Nos últimos minutos de cavaqueira, o moderador perguntou a Luís Montenegro se sentia que devia um pedido de desculpas pelo caso Spinumviva. “Devo é capacidade de trabalho para cumprir a minha missão”, esquivou-se o primeiro-ministro, tentando passar a conversa novamente para os impostos. Rui Rocha pareceu satisfeito com a (não) resposta do companhei… adversário de debate, mas Hugo Gilberto voltou à carga: “Teria feito alguma coisa diferente?” Montenegro admitiu que sim, mas garantiu que “nenhuma decisão na esfera pública foi inquinada”.
Rocha estava lá para ajudar. “Tentando colocar-me na situação de Luís Montenegro, teria terminado o tema mais cedo”, disse, antes de voltar ao que mais pode unir os dois partidos. “Está a AD em condições de garantir a estabilidade?” Montenegro agradeceu a deixa: “Votar na AD evita o regresso do socialismo.”

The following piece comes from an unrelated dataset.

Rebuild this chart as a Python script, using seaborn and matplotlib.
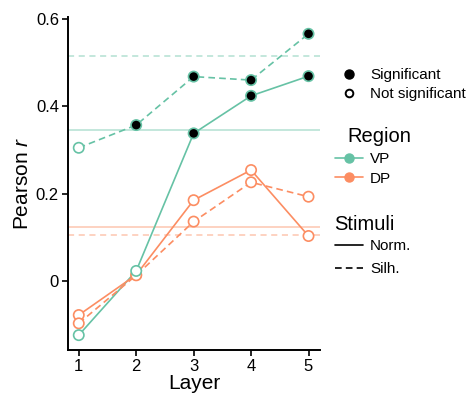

E ambos pareceram satisfeitos. Até já, Rui, foi um prazer. Até já, Luís, o prazer foi meu.
O amor está no ar
Luís Montenegro: “Temos uma boa convergência em várias matérias e algumas divergências.”
O gancho
Rui Rocha: “Queremos acelerar Portugal.”
A chalaça
Luís Montenegro: “Quem falhou no liberalismo foi a IL.”
Não, desliga tu
Rui Rocha: “Se Luís Montenegro confia em Portugal, a IL confia ainda mais.”